Are You Experienced? by Jordan Sonnenblick is a skillful melding of contemporary realistic and historical fiction. At its core this is a story about healing. We meet our main character as he is regaining consciousness in the hospital. Within the first few pages we know Rich is the teenaged son of older parents. In those first feeble, unsuccessful attempts to communicate with his parents from his hospital bed we learn that this particular difficulty in reaching them through his physical state mirrors the communication chasm that has existed between Rich and his parents throughout his life.

Sonnenblick surprised me by using a fantasy device in a story that is almost entirely realistic fiction when we discover Rich has time-traveled back to the 1969 Woodstock Music Festival where he meets his 15-year-old father and uncle Michael--whose death occurred before Rich was born, but the spectre of which has shadowed his life. The fantasy plot device is masterfully woven into the dual narratives of modern-day Rich and Rich's experiences with his father's 15-year-old self.


As Rich spends time with his teenaged father and uncle he gains surprising insights into the man he has always known only as his father.

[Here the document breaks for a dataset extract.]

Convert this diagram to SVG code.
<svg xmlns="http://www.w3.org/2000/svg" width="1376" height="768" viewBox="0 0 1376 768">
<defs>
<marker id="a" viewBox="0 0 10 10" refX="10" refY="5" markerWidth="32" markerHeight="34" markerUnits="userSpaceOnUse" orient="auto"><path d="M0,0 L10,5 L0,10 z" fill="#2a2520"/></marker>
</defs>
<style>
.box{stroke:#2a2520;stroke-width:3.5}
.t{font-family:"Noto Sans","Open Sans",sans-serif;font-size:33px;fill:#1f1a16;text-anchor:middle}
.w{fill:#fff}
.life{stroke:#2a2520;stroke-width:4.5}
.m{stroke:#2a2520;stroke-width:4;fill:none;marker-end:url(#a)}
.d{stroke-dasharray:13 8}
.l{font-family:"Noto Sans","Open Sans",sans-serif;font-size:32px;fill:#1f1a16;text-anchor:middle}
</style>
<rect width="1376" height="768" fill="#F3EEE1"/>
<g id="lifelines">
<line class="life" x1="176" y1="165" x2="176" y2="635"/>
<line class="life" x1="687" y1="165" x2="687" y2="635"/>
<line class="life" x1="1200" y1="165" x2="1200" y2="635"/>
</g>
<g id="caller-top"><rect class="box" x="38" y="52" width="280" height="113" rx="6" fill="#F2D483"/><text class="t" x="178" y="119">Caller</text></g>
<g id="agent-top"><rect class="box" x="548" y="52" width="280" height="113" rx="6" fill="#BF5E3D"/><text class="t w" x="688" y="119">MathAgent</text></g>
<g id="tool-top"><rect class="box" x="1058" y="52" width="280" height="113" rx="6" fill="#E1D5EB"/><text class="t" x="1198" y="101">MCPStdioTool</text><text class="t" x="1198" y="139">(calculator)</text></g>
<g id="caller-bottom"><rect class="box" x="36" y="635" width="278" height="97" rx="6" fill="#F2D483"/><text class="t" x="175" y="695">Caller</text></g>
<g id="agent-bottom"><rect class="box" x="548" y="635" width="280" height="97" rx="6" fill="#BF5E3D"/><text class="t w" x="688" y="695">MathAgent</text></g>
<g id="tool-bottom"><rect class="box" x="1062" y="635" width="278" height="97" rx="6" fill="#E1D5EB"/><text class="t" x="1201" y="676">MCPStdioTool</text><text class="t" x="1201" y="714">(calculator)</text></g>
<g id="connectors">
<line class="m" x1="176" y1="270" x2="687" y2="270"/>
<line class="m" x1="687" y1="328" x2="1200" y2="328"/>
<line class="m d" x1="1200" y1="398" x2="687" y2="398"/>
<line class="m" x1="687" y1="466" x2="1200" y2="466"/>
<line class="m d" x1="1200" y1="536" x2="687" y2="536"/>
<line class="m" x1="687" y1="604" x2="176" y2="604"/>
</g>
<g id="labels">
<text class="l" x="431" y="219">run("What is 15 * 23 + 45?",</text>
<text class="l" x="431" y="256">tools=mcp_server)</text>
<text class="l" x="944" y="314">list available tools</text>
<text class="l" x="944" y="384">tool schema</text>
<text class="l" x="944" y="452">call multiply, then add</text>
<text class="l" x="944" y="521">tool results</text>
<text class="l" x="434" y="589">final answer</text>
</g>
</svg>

He learns of the severe abuse and neglect David and Michael endured throughout their childhood. Dedicated by Sonnenblick to victims of child abuse everywhere, Are You Experienced? paints in stark detail the wreckage child abuse leaves in the lives of its survivors. It portrays in courageous and heartbreaking detail the ways in which a child can survive the immediate physical and mental circumstances of abuse, yet unknowingly carry forward the damaged legacy into the rest of their lives. Remaining alive through abuse does not necessarily equal the opportunity to live. Rich's ability to reach out to his father in their present because of the insights he gains from the past is the first step in helping his father actually begin to live within the possibility of happiness.

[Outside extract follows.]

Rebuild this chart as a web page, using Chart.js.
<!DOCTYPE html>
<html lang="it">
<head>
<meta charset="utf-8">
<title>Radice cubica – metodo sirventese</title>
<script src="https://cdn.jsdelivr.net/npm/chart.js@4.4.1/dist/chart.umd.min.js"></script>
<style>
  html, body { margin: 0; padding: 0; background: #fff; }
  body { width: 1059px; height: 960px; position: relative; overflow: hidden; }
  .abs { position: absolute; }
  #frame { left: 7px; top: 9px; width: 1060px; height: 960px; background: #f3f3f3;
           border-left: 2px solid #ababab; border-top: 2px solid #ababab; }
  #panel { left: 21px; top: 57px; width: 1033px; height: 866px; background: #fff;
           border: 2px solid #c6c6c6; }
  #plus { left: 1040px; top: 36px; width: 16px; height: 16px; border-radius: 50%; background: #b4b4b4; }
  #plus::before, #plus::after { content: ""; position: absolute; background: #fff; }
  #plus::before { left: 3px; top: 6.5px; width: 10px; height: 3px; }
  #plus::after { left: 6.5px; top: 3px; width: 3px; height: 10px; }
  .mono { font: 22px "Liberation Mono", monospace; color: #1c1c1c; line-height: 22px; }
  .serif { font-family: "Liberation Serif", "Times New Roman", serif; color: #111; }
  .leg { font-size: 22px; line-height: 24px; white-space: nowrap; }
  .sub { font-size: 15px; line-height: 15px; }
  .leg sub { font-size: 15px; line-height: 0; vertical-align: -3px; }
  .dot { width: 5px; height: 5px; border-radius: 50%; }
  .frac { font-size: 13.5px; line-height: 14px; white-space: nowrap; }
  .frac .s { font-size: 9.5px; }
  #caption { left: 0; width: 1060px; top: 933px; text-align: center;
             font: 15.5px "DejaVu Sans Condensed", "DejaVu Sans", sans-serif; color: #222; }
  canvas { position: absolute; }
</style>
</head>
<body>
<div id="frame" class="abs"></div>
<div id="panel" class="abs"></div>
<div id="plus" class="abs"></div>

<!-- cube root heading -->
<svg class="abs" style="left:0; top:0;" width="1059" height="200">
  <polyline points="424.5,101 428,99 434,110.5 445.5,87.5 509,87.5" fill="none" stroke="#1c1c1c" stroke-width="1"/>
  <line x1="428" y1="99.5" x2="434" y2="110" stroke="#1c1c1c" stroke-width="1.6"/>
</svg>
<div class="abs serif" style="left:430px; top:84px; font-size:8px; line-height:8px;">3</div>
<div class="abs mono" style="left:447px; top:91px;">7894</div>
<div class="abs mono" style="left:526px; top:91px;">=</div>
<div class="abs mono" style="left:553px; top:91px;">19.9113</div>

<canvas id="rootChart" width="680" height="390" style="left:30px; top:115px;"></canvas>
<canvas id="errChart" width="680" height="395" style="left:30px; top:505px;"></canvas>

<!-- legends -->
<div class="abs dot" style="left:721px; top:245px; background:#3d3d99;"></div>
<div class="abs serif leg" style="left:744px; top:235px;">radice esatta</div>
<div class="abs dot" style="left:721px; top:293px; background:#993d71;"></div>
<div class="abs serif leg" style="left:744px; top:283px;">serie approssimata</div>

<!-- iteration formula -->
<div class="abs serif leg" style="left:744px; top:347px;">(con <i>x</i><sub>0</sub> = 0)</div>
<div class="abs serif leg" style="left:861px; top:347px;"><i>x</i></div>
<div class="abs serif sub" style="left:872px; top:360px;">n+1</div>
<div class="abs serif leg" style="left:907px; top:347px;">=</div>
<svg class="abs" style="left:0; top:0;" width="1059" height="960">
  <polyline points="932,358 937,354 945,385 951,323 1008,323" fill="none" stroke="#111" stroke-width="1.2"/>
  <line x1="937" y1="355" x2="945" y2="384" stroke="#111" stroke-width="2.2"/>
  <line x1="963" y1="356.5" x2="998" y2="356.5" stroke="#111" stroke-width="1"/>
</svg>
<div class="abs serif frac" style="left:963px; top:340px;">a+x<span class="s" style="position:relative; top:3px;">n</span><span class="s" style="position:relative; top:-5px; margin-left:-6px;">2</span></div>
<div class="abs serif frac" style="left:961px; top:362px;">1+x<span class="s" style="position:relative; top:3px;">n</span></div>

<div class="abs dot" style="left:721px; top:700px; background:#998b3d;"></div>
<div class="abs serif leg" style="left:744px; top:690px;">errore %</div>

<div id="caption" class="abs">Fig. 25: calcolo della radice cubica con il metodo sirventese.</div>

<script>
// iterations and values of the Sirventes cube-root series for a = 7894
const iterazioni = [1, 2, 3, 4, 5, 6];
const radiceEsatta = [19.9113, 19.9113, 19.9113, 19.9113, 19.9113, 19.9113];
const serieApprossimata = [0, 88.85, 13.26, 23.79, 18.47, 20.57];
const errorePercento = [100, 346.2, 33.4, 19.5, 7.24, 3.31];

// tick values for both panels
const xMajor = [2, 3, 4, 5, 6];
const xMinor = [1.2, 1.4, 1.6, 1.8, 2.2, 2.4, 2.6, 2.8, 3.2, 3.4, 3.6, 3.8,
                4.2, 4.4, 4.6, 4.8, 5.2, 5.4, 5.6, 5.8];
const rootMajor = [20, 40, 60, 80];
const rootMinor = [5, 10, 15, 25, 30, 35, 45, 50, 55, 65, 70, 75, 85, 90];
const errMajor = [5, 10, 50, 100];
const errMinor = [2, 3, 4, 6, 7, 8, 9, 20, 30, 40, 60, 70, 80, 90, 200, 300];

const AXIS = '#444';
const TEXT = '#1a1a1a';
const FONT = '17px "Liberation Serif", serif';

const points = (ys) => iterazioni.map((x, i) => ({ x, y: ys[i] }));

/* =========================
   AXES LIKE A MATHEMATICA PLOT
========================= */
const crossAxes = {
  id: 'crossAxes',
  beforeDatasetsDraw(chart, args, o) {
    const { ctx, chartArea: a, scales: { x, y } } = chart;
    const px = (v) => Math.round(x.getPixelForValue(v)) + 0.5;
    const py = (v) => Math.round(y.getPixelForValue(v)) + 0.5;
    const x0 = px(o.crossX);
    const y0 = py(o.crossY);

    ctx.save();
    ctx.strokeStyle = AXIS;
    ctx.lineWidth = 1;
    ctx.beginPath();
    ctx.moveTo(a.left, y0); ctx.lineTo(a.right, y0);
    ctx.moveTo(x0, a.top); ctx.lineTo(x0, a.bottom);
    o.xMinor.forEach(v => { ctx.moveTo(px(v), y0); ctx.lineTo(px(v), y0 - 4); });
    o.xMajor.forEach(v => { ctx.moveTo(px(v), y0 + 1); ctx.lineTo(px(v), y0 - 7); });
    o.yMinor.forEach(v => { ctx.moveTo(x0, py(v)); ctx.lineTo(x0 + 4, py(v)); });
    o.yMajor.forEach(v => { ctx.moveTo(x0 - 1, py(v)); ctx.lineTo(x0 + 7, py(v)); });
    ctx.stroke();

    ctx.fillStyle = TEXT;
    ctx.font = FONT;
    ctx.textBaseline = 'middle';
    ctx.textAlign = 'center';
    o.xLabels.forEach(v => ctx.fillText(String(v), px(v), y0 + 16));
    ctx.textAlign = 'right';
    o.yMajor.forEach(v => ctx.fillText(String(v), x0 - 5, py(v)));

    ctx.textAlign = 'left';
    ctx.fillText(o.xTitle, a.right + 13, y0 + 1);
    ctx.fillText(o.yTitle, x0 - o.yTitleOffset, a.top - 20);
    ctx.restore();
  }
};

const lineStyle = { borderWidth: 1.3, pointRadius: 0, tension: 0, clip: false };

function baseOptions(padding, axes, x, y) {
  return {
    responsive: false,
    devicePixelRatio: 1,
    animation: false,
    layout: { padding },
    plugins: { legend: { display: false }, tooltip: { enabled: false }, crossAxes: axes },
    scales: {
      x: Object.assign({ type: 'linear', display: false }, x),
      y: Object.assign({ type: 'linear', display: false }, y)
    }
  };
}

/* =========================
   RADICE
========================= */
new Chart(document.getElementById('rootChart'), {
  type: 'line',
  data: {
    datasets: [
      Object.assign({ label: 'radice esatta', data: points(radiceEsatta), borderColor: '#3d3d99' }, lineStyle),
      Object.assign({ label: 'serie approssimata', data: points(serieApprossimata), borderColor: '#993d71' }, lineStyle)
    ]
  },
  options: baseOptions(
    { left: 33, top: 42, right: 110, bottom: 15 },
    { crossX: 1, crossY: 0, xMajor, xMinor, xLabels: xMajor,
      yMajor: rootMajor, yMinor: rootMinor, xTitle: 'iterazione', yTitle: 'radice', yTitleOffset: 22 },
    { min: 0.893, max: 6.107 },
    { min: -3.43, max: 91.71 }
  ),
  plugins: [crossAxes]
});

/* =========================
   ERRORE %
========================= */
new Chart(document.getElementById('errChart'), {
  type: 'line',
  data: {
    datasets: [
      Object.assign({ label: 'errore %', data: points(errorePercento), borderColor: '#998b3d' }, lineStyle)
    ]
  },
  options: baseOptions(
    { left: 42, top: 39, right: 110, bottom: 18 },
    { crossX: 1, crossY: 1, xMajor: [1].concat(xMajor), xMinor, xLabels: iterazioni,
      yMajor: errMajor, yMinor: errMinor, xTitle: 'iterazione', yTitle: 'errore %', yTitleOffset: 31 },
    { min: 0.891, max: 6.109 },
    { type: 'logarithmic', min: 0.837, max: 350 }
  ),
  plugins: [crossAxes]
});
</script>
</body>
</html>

I was touched by David's story and by Rich's. It is to Sonnenblick's credit that he creates such genuine, vulnerable characters and relationships and still manages to weave details of the historic Woodstock concert into the narrative--with appearances by Janis Joplin, John Sebastian and Jimi Hendrix, among others.


**This is not recommended for elementary students. I should note that Sonnenblick does portray the drugs and sex at Woodstock truthfully. It is extremely well done: enough details to create an accurate pictures but not so many as to glamorize or provide a how-to manual for younger readers.